| Requirements |
The lines to print start at the one containing "Recreate this image" and end at the one containing "import plotly.graph_objects as go"; print them exactly, ends included, and only them.

| Stored data |

(begin)

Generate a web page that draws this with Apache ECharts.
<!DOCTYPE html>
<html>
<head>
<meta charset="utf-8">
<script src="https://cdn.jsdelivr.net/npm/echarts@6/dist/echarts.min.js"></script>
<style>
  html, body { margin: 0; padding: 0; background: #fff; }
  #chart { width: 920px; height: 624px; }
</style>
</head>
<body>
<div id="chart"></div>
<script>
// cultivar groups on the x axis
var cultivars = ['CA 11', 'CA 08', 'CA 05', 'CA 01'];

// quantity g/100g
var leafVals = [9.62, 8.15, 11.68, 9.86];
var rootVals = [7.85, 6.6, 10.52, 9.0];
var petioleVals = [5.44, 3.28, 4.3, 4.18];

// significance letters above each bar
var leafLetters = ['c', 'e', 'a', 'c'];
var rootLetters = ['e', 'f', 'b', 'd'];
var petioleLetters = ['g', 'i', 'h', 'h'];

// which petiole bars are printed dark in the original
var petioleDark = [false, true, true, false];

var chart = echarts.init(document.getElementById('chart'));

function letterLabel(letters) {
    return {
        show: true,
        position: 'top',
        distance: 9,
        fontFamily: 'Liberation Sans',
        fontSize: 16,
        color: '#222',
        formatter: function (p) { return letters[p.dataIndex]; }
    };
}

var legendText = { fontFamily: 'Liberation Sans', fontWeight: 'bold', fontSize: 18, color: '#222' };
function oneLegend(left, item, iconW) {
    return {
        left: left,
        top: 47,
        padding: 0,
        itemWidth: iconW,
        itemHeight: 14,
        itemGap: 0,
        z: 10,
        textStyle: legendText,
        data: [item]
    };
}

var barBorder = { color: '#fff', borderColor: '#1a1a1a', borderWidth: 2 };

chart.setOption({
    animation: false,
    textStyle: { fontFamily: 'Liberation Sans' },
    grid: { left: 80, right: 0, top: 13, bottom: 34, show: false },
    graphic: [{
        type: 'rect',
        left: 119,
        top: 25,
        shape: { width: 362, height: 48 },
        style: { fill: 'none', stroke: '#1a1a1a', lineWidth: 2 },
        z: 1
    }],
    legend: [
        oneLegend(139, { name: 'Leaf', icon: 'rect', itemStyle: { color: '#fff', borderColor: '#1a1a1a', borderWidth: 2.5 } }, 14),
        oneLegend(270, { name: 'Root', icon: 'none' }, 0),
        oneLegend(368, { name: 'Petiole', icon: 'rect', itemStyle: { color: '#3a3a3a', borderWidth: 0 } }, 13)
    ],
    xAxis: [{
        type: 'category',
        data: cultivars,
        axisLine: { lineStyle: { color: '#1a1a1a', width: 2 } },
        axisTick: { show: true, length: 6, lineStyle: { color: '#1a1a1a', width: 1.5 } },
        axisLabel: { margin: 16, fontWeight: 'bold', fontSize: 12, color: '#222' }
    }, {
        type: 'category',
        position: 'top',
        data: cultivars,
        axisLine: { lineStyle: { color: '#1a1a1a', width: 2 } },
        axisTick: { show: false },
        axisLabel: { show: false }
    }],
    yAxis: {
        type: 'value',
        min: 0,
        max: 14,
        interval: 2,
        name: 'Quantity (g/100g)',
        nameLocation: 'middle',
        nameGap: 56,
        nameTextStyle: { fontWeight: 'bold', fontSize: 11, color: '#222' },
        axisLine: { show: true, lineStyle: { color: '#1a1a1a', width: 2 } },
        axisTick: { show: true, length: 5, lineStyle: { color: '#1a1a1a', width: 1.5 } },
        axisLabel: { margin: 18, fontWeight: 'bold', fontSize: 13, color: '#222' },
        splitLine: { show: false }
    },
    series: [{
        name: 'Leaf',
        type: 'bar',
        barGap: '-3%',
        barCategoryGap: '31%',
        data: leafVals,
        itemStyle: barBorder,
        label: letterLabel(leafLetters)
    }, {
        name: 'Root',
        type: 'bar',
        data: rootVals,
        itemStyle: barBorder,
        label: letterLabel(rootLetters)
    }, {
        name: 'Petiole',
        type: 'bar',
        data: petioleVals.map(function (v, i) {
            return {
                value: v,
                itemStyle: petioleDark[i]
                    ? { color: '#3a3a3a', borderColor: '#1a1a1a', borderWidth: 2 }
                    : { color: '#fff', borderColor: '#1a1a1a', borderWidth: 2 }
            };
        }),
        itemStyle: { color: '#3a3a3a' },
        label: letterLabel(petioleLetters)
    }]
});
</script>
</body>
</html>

(end)
(begin)

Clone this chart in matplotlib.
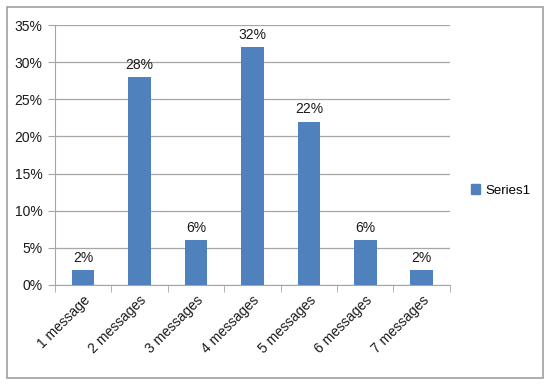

(end)
(begin)

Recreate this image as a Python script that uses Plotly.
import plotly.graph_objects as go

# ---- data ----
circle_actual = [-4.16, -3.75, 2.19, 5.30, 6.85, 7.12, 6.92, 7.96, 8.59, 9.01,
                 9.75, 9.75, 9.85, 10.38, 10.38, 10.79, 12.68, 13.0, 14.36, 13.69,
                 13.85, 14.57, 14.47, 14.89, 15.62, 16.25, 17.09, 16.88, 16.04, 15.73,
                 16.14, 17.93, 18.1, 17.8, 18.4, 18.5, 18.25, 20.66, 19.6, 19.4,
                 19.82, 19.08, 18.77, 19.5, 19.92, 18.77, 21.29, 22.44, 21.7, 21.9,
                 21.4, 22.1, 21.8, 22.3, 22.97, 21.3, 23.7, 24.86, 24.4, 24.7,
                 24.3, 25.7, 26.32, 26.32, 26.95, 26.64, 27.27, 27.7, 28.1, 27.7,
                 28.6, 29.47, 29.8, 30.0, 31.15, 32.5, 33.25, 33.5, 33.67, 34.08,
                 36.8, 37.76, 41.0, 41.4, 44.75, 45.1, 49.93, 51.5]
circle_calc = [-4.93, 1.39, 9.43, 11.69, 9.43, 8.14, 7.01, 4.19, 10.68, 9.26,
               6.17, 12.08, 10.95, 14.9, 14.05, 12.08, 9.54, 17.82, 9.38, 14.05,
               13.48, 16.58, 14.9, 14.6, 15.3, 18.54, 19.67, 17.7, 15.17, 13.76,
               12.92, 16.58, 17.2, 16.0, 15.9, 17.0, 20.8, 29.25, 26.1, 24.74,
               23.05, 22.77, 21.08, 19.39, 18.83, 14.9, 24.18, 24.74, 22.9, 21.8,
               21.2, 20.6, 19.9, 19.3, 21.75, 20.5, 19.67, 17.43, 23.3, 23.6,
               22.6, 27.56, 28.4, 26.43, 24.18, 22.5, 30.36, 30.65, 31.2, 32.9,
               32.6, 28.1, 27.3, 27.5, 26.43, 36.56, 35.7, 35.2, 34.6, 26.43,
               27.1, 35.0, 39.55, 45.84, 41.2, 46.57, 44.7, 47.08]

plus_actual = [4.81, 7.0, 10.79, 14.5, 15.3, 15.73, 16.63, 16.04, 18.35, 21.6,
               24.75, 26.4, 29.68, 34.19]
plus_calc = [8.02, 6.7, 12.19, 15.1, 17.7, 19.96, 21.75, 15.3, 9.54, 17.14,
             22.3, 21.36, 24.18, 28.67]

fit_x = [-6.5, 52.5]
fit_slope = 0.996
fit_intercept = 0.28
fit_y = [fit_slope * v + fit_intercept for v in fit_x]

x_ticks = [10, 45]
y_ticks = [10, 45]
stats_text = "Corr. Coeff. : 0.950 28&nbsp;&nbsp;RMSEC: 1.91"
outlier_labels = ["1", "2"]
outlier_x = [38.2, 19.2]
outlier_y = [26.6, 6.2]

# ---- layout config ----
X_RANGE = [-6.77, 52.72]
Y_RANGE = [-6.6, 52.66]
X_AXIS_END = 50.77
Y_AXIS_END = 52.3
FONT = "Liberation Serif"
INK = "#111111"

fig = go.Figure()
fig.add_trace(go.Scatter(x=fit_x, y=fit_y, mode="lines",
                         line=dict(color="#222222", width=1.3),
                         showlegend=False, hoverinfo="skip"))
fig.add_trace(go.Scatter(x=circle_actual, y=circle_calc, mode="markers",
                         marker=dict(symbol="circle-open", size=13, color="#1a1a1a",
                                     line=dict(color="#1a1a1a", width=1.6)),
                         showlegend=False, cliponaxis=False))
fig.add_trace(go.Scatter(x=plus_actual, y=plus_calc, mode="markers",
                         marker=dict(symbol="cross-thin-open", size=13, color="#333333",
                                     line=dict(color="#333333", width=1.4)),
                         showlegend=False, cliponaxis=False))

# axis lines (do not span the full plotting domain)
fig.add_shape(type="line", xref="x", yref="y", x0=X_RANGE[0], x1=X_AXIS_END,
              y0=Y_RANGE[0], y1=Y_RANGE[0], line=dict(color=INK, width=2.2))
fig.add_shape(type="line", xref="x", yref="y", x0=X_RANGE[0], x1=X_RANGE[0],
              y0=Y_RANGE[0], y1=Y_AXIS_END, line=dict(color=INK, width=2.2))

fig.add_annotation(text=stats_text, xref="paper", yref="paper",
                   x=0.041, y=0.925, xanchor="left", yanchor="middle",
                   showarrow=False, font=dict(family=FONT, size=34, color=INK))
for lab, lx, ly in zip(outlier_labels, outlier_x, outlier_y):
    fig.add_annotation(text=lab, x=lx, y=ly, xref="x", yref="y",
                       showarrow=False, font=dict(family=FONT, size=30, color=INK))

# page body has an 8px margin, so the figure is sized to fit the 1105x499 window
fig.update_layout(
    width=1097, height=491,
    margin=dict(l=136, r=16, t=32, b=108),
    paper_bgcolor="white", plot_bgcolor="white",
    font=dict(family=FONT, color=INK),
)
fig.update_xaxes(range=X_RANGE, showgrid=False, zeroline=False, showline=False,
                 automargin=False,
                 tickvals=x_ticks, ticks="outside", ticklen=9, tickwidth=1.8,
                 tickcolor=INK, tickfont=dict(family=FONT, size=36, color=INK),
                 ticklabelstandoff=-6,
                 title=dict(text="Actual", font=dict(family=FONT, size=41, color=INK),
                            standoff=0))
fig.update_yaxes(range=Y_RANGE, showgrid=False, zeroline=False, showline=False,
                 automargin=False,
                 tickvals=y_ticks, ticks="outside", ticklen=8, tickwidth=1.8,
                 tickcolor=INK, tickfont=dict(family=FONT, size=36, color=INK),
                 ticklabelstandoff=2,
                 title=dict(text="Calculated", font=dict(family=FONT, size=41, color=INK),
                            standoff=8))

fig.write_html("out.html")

(end)

| Answer |
Recreate this image as a Python script that uses Plotly.
import plotly.graph_objects as go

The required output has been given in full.